### Task objective
In the records below, reproduce exactly the lines from the one containing "Generate a Python" through the one containing "x_ticks = [0, 10, 20, 30, 40, 50, 60, 70, 80]", both included, and omit the pictures.

### Material for this task
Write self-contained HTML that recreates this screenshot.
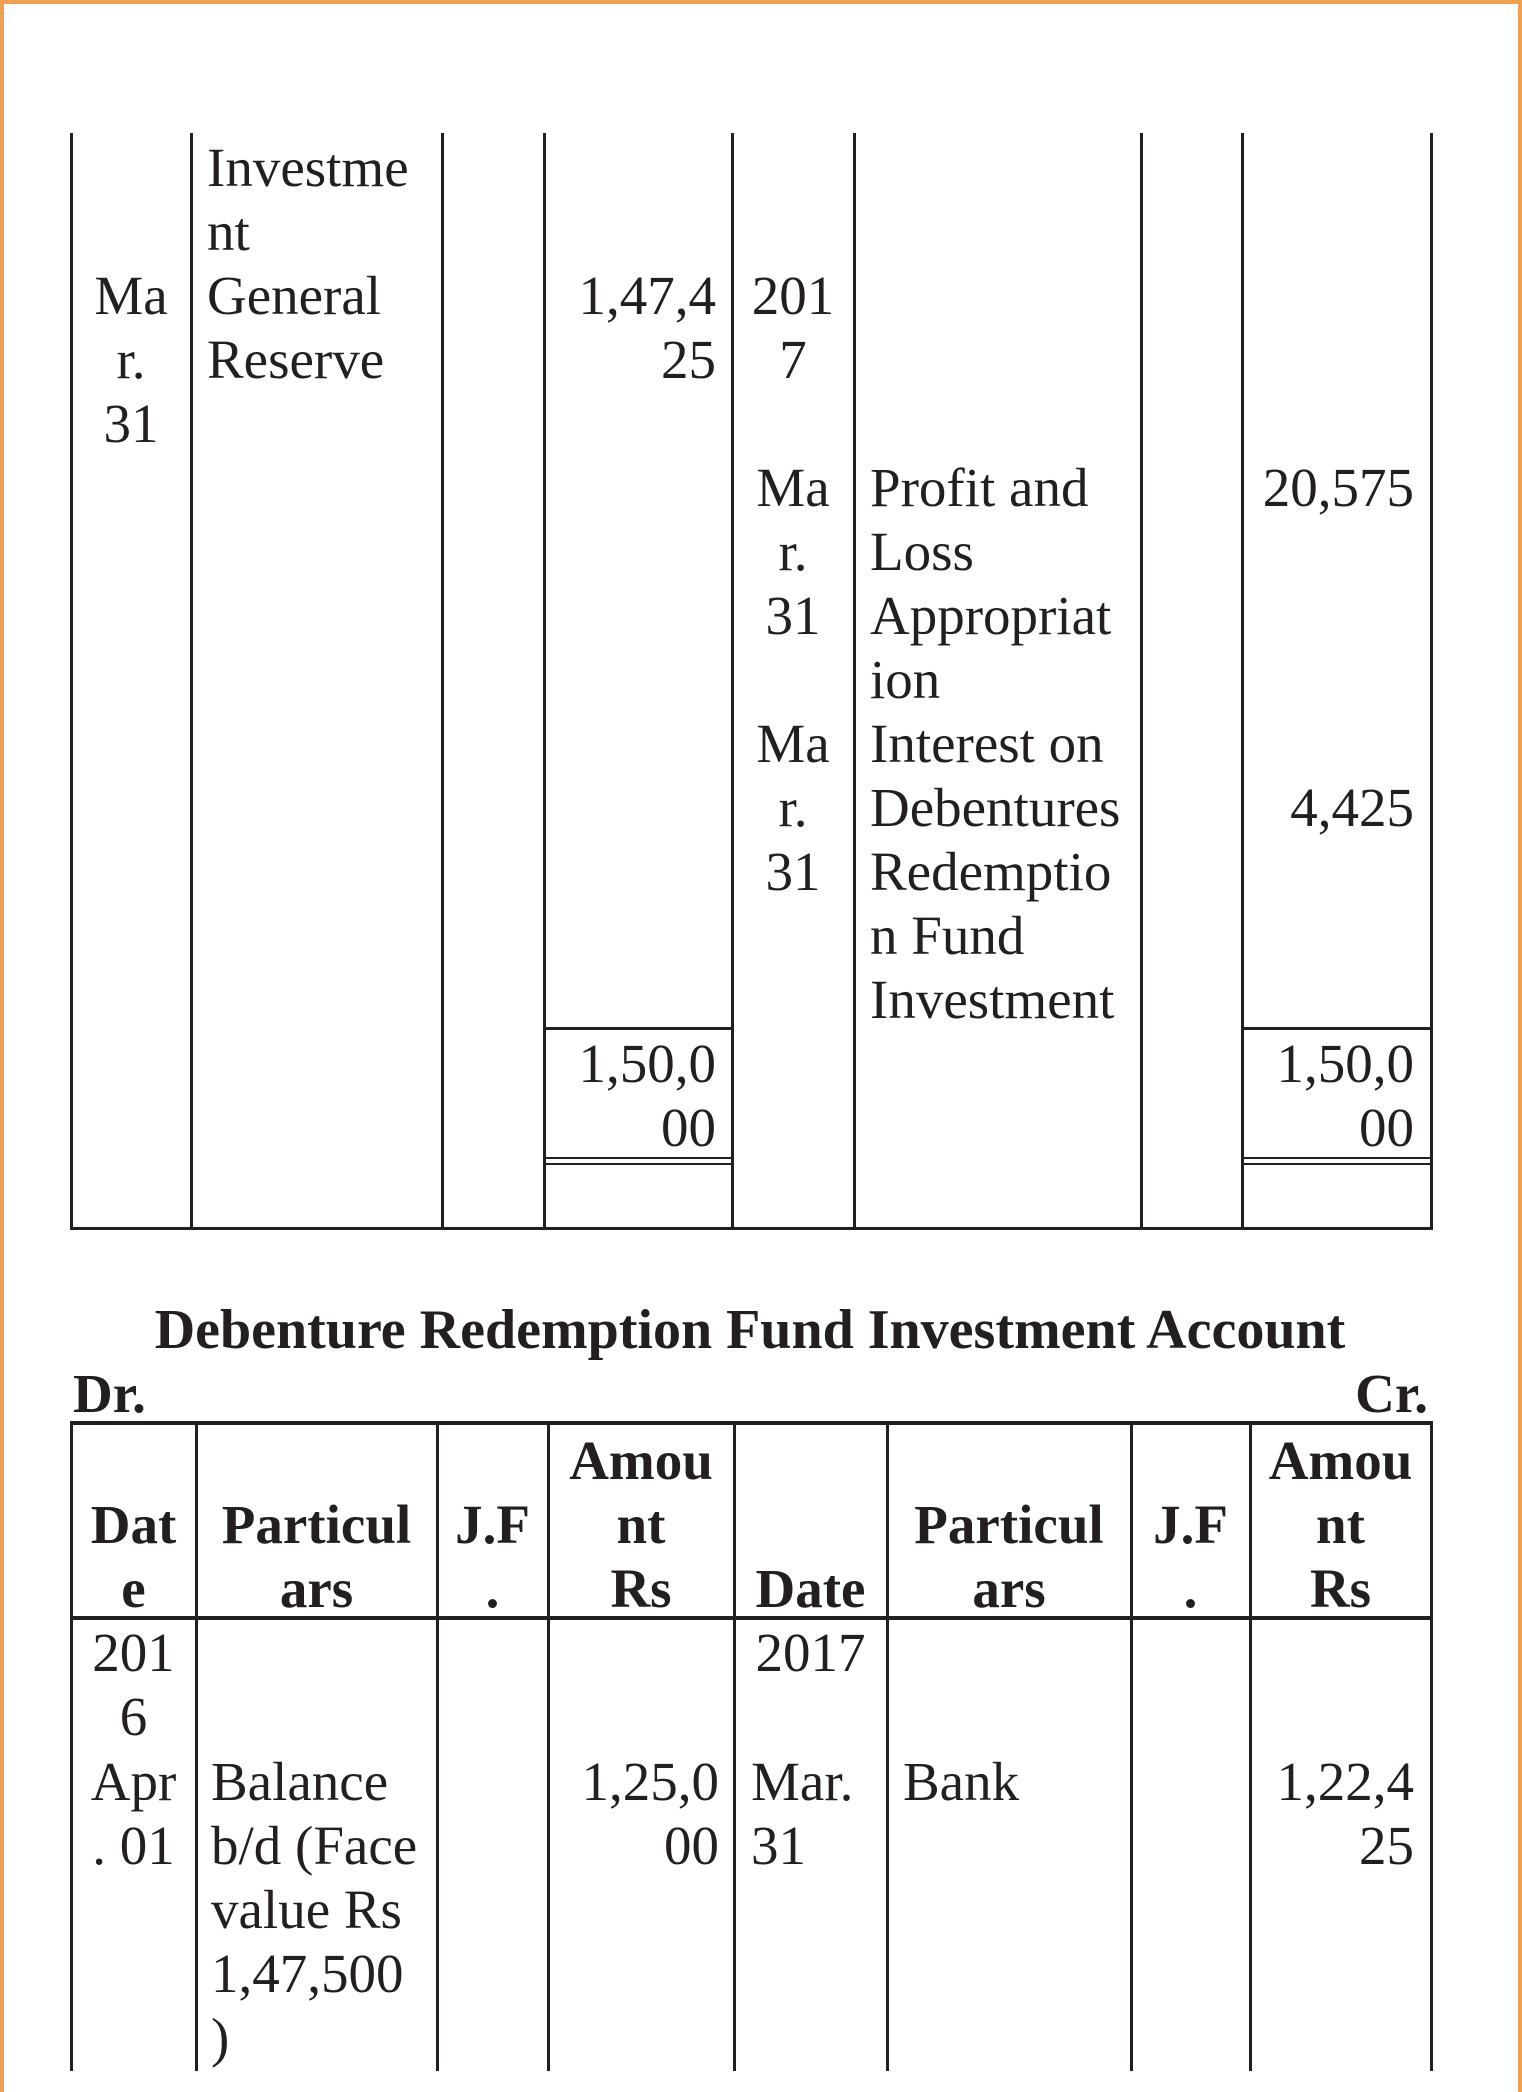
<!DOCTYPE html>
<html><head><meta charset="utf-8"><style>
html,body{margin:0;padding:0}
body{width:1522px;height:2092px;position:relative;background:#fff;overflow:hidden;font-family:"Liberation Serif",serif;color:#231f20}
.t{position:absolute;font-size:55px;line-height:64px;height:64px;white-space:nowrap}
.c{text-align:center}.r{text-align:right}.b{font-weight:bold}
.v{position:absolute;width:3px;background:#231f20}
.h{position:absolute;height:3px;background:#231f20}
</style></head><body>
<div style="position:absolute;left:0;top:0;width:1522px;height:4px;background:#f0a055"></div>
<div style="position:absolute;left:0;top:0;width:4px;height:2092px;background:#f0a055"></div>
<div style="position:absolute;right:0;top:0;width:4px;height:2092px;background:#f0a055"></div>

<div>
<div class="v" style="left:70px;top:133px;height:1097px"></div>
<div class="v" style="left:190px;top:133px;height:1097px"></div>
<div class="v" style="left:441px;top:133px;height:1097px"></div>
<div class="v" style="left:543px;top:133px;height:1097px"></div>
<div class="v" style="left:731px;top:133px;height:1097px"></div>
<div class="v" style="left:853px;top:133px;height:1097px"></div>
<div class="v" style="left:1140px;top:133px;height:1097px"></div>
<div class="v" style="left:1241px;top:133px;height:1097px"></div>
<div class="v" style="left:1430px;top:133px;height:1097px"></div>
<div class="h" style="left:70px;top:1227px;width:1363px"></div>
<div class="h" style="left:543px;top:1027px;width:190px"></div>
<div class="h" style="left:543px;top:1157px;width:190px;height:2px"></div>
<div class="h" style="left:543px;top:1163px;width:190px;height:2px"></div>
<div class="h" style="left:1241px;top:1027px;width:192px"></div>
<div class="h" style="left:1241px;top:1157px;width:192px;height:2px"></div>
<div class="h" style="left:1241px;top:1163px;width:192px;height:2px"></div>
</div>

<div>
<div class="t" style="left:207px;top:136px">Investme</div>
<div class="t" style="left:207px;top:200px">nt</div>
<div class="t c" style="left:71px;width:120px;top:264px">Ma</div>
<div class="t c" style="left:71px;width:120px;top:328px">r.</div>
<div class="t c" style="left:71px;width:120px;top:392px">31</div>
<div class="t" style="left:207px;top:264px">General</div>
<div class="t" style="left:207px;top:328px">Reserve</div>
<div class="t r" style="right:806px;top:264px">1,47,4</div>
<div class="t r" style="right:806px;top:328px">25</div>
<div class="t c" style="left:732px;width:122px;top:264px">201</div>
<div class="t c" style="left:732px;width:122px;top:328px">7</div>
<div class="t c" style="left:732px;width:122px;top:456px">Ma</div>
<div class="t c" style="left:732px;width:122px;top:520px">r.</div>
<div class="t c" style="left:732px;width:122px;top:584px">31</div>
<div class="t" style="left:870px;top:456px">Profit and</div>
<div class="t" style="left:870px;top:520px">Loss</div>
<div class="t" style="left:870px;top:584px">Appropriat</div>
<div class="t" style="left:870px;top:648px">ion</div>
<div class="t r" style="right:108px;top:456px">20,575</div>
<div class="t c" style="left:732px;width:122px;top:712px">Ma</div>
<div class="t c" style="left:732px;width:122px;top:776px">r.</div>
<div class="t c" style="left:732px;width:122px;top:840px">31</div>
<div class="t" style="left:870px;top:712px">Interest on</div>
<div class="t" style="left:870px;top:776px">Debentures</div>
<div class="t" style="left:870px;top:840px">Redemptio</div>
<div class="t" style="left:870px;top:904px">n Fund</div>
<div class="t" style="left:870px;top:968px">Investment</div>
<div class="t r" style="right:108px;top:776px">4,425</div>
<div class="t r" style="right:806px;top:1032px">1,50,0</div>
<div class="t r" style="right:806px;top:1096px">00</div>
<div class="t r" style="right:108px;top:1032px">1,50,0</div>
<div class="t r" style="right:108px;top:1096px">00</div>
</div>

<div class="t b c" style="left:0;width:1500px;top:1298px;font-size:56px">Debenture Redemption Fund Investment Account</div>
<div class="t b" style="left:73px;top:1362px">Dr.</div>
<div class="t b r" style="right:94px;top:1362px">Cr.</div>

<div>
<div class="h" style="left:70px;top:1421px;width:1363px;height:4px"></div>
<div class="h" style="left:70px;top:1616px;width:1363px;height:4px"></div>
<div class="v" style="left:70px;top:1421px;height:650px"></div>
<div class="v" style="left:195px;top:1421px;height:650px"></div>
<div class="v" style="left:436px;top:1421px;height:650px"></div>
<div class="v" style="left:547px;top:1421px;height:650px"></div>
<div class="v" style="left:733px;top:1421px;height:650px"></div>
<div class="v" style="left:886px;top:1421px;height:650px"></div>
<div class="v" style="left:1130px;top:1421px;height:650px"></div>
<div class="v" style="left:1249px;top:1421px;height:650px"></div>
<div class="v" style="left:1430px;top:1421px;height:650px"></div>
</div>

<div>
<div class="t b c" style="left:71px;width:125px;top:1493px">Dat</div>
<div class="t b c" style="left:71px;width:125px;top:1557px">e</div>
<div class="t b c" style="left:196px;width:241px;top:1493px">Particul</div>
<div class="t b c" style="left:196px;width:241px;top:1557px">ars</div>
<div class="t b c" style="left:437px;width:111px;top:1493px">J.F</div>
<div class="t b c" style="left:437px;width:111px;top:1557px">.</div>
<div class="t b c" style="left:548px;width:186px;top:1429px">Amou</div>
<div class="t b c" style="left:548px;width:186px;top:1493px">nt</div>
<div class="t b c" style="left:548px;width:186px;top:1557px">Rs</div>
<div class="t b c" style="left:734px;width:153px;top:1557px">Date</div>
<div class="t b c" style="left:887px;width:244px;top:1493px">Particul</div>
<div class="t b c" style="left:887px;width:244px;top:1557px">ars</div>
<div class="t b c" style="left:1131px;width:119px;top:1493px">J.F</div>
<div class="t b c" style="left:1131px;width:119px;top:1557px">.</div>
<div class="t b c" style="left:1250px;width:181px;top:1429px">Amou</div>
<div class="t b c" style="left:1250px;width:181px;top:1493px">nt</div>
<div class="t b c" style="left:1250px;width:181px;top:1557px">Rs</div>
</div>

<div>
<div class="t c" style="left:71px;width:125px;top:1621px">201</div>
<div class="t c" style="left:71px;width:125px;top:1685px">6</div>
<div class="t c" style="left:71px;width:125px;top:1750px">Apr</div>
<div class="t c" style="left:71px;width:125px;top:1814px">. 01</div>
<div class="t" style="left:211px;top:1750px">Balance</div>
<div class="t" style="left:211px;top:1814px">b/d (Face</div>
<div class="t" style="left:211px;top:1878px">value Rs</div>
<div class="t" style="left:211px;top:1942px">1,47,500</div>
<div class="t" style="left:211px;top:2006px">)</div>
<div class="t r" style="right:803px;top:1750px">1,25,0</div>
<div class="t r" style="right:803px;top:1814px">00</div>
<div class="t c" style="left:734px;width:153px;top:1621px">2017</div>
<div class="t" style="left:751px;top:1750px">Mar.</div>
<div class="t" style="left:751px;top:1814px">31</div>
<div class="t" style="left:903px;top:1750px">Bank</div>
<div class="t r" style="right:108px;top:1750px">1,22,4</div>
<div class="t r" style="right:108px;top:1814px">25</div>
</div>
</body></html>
==
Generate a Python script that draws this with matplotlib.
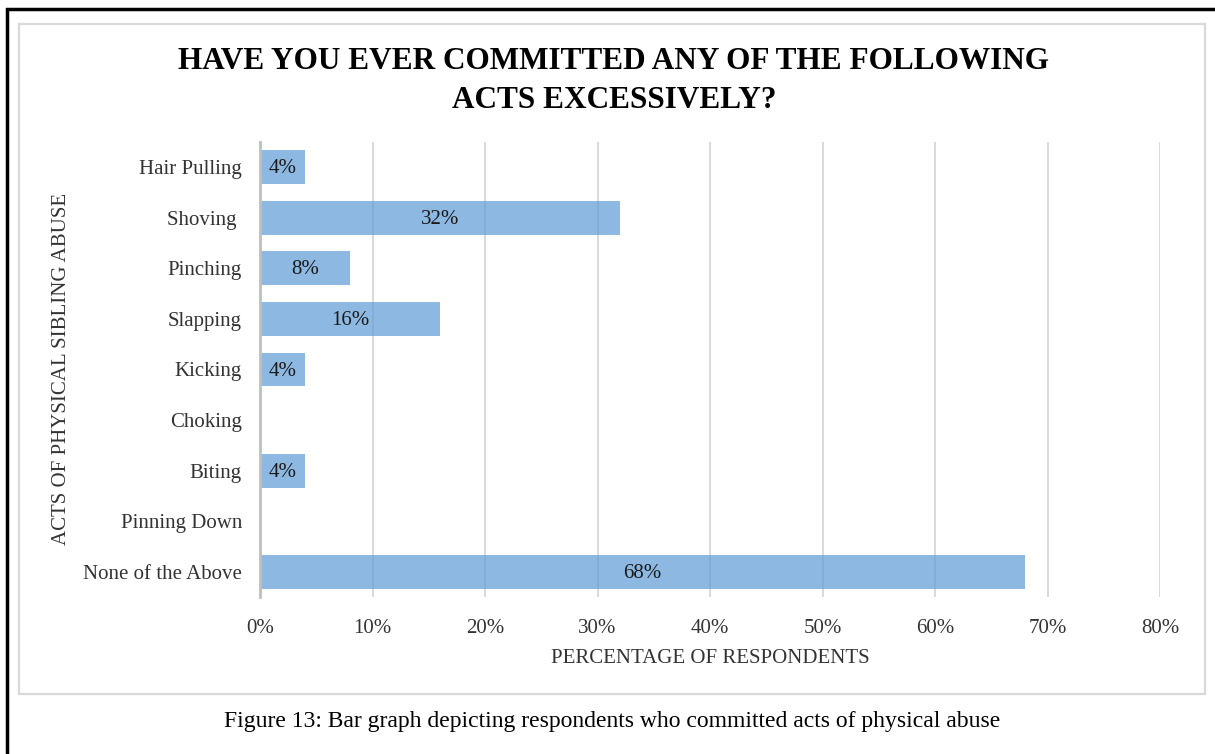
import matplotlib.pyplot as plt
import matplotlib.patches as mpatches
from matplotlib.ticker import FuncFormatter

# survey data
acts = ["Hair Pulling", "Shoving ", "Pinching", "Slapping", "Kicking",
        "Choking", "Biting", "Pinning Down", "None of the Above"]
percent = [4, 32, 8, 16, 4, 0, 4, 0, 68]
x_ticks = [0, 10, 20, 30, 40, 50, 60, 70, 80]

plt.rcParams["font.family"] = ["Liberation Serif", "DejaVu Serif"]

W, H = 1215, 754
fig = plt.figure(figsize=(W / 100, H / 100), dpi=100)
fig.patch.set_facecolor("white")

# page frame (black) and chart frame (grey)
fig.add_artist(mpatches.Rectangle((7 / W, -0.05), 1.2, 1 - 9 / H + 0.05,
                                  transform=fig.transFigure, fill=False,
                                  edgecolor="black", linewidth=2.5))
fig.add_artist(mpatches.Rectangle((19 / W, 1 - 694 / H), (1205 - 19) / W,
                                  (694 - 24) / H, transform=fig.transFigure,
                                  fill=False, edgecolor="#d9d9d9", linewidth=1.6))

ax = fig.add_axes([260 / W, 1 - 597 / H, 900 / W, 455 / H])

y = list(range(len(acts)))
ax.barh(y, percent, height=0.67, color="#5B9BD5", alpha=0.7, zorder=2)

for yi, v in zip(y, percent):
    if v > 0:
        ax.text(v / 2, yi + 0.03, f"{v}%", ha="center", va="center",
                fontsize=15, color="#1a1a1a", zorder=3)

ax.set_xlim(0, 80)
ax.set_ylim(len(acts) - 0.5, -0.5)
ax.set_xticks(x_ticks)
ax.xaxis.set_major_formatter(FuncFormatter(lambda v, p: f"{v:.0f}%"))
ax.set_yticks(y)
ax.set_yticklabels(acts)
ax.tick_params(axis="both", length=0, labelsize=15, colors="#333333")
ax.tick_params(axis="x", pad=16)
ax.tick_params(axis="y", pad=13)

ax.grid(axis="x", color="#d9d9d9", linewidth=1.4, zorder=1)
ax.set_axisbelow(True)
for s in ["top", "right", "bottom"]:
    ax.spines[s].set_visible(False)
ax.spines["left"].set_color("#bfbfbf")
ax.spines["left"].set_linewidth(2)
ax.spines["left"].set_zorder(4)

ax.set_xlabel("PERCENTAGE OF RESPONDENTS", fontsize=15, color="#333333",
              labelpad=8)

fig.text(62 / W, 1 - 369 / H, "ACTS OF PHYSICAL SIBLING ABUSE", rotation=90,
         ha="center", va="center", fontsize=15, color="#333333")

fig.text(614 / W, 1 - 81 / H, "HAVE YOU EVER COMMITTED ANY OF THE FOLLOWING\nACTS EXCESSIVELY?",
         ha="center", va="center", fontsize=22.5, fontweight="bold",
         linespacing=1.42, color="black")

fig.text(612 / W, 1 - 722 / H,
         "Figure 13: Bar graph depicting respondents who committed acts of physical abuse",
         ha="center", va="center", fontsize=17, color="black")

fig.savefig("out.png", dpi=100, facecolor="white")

### Response to the task
Generate a Python script that draws this with matplotlib.
import matplotlib.pyplot as plt
import matplotlib.patches as mpatches
from matplotlib.ticker import FuncFormatter

# survey data
acts = ["Hair Pulling", "Shoving ", "Pinching", "Slapping", "Kicking",
        "Choking", "Biting", "Pinning Down", "None of the Above"]
percent = [4, 32, 8, 16, 4, 0, 4, 0, 68]
x_ticks = [0, 10, 20, 30, 40, 50, 60, 70, 80]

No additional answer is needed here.